Biserica de lemn „Sf.Arhangheli” din Rozavlea, județul Maramureș
Biserica de lemn „Sf.Arhangheli” din Rozavlea, județul Maramureș

Wooden churches of Maramureș

religious-sitesworld-heritagearchitectureromania
4 min read

The prohibition was simple: no stone churches for Orthodox believers. The Austro-Hungarian Catholic authorities who controlled Maramures from the 17th century onward enforced this rule as a matter of religious dominance. The response was magnificent defiance. Across the valleys of northern Transylvania, Romanian craftsmen raised churches entirely from timber -- thick oak logs, fitted with flush joints and sealed walls so precise they kept weather out for centuries. Then, as if to compensate for the humble material, they crowned each building with a bell tower so tall and slim it seemed to pierce the sky. Nearly a hundred of these wooden churches still stand today, roughly a third of the number that existed two centuries ago. Eight were inscribed as UNESCO World Heritage Sites in 1999.

Carpenters Who Were Not Peasants

The craftsmen who built Maramures's churches were specialists, not simple villagers who happened to own tools. From the Middle Ages through the 18th century, at least two main family schools of church carpenters operated in the region, their techniques passed down through generations. Researchers have traced three principal itineraries these builders followed as they moved from village to village, and numerous smaller routes, each indicating the work of a particular master or lineage. The skills they carried -- building ample log structures with perfectly planed, well-sealed walls and flush joints -- represented knowledge out of the ordinary, closer to the guild traditions of European cathedral builders than to the vernacular carpentry of farmhouses.
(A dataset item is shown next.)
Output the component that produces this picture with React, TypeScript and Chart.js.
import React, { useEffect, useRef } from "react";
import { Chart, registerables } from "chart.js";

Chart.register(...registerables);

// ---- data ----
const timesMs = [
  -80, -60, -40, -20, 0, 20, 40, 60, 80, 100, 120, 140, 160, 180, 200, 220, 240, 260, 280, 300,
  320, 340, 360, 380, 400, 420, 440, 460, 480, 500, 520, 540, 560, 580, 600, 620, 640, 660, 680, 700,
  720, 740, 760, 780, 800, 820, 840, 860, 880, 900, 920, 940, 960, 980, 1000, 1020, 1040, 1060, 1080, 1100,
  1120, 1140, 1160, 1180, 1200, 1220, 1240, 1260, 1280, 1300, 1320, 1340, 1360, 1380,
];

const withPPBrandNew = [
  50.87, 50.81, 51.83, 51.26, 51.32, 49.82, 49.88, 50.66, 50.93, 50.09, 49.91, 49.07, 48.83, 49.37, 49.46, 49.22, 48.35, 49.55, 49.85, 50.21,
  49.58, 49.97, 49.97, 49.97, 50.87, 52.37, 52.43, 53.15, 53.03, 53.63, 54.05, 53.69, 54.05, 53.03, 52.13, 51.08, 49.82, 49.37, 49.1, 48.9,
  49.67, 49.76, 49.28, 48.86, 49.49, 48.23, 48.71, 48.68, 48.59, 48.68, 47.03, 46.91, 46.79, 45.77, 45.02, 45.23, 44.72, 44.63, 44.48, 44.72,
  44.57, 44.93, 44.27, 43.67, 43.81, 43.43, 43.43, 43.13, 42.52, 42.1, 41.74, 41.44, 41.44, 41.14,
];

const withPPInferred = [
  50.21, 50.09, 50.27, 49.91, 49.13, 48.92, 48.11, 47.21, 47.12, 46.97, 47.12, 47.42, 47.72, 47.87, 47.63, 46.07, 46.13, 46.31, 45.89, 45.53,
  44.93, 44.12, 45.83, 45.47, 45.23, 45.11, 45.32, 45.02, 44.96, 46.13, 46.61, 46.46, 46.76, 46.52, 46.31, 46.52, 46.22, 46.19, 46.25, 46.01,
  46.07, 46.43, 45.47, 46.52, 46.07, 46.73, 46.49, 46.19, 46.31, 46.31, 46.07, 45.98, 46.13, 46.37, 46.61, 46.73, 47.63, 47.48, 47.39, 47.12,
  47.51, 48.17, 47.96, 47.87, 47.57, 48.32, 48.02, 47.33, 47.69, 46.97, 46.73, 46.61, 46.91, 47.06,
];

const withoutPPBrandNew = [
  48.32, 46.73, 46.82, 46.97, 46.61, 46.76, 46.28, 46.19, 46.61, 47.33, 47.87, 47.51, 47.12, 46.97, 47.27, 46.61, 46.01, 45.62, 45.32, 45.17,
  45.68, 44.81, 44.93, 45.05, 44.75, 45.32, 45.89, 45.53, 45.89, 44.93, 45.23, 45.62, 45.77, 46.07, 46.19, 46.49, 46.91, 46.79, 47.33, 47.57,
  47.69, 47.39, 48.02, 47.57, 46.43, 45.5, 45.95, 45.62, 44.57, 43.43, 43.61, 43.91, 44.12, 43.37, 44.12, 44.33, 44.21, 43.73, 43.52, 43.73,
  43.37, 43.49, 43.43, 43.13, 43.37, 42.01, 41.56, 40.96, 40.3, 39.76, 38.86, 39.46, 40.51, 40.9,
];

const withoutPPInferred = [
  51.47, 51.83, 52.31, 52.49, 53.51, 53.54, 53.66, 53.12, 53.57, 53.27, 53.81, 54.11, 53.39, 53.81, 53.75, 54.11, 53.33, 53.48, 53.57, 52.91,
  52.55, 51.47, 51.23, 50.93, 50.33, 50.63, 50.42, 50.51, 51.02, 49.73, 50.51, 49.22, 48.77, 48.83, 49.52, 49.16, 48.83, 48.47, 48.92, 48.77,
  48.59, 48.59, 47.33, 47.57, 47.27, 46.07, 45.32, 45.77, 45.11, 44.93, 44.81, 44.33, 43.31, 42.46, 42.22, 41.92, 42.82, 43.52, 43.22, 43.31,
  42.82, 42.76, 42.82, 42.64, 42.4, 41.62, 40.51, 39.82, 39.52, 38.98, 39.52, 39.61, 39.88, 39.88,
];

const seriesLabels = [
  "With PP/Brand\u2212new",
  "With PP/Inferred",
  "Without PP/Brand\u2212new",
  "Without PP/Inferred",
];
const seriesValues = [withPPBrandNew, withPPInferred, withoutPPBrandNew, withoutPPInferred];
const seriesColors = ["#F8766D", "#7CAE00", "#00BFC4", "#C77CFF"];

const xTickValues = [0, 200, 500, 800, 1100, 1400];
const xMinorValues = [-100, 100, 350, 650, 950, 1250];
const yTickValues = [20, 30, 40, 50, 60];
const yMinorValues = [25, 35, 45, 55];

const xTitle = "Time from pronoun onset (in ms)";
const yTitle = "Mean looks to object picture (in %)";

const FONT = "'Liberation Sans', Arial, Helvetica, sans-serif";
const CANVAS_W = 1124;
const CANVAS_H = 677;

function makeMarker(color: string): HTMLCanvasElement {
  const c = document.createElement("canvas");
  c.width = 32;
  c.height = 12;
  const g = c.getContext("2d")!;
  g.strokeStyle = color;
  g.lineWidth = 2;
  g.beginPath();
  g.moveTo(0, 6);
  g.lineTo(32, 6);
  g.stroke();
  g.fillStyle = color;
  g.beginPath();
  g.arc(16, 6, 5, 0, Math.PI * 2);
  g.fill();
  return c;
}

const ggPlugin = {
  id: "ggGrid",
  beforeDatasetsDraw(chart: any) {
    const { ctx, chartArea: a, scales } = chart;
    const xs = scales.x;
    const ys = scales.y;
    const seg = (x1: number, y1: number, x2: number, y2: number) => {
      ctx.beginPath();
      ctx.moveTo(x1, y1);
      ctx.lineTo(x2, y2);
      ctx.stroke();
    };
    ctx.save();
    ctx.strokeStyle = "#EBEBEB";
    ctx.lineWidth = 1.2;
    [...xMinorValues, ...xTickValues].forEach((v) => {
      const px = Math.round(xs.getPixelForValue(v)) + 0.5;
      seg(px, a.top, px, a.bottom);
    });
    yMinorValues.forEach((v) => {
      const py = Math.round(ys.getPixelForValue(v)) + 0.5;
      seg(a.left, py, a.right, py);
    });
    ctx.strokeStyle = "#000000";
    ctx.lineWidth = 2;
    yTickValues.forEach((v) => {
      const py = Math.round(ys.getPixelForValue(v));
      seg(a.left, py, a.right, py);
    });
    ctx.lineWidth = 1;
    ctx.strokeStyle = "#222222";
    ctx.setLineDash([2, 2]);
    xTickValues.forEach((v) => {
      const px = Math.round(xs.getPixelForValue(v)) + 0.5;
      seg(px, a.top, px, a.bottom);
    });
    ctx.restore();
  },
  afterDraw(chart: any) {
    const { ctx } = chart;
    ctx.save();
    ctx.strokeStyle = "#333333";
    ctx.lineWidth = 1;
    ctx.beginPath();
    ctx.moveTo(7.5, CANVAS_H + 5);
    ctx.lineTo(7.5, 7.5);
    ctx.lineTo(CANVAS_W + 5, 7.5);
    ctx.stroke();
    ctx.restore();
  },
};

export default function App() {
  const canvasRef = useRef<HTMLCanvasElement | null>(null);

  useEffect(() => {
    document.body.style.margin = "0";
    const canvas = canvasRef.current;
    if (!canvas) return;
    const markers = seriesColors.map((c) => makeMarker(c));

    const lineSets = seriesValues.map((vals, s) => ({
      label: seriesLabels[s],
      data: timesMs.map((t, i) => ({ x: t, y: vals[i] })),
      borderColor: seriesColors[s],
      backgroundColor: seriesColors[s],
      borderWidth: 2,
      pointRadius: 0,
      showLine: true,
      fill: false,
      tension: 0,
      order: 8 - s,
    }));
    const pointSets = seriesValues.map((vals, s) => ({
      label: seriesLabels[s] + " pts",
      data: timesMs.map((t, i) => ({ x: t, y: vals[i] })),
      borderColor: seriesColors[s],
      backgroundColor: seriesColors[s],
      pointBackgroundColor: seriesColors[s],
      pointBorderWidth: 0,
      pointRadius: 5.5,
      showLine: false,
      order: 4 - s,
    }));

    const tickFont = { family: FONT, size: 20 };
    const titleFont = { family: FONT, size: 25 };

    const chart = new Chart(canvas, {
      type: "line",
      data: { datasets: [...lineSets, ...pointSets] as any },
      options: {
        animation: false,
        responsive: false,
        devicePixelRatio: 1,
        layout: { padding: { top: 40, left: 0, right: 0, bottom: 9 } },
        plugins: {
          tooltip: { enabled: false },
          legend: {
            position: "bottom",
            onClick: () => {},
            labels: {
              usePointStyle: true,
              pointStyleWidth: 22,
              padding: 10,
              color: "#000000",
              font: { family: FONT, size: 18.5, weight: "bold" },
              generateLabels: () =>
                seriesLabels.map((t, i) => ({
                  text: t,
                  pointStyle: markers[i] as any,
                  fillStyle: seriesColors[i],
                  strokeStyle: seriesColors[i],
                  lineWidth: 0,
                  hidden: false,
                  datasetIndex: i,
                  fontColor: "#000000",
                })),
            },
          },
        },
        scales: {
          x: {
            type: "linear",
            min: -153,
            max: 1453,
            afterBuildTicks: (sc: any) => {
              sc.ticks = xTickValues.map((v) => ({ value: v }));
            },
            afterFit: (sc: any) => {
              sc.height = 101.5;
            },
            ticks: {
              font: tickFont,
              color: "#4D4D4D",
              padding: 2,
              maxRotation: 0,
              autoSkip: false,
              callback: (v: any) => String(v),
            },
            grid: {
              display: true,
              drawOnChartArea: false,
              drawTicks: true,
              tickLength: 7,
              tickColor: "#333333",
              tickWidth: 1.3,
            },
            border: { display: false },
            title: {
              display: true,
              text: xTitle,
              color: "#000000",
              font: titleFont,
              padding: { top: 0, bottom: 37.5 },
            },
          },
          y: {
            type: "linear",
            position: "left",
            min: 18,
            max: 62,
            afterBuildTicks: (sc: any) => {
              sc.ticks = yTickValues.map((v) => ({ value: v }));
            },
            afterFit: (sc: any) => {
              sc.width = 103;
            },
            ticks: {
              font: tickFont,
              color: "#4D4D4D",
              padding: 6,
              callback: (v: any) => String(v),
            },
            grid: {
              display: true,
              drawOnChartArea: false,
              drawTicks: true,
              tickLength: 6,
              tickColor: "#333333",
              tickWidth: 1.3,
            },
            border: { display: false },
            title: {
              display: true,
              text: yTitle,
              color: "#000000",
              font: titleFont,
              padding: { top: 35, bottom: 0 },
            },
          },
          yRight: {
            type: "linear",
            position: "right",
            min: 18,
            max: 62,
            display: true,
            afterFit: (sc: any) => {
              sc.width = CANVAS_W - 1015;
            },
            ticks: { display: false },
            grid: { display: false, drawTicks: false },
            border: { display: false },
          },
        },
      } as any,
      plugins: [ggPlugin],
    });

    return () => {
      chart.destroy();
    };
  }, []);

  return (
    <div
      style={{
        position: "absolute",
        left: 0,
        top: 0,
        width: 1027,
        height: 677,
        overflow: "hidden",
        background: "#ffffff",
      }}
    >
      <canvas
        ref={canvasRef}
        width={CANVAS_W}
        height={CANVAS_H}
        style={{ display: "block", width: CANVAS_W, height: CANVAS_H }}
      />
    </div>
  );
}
These men built exclusively for worship, and their work shows it in every precisely fitted beam.

Towers That Dwarf Their Own Churches

Stand inside one of these churches and you notice the darkness first. Some are quite small, their interiors painted with Biblical scenes in a naive folk style by local artists -- vivid, sincere, and sometimes startling in their interpretive freedom. But step outside and look up, and the proportions become almost surreal. The most characteristic feature of a Maramures church is the massive roof and the extraordinarily tall, slim tower above the western entrance. The tower dwarfs the main body of the building, an effect that reads from a distance as a wooden needle rising from the valley floor. The church at Surdesti holds the distinction of having one of the tallest wooden structures in Europe. These towers were bell towers, but they were also declarations -- visible proof that a community's faith could not be diminished by a decree banning stone.

Eight Valleys, Eight UNESCO Sites

The surviving churches are scattered across river valleys that cut through the Carpathian foothills: the Iza, the Mara, the Cosau, the Viseu, the Lapus. In 1999, UNESCO selected eight as World Heritage Sites for their outstanding religious architecture and timber construction traditions. These are the churches at Barsana, Budesti, Desesti, Ieud, Plopis, Poienile Izei, Rogoz, and Surdesti. The Ieud Hill Church, known as Ieud Deal, is among the oldest surviving wooden churches in Romania. The church at Desesti is dedicated to Saint Parascheva. Each represents a different solution to the same challenge: how to create sacred space from logs alone. The tradition of building in wood was not unique to Maramures -- wooden churches appear throughout the Carpathians, from Poland to Ukraine -- but nowhere else in Europe did the tradition produce structures of this ambition or refinement.

A Living Museum That Keeps Building

Maramures is often described as the closest thing to a living museum that exists in Europe. Traditional dress -- colorful embroidered garments -- is still worn for church services, not performances. Hay is still cut and stacked by hand in some villages. The wooden gates that mark property entrances are carved with motifs that date back centuries. After the Romanian Revolution of 1989, which ended decades of Communist rule, new churches began rising in the old timber style. This was not nostalgia but continuity. Senior carpenters still possess the knowledge and skills of traditional construction, and they still train apprentices. The region was partitioned between Romania and what is now Ukraine's Zakarpattia Oblast after World War I, and wooden churches survive on both sides of the border -- a shared heritage divided by a political line that the builders never anticipated.

From the Air

Located at approximately 47.82N, 24.06E in the Maramures region of northern Romania, near the Ukrainian border. The churches are distributed across multiple river valleys in the Carpathian foothills. Their tall, slim wooden spires are visible from low altitude against the green valleys. Best viewed at 3,000-5,000 feet AGL to appreciate the distribution pattern across valleys. Nearest airport: Baia Mare Airport (LRBM), approximately 30 km west. The churches at Surdesti, Barsana, and Ieud are among the most visually prominent from the air.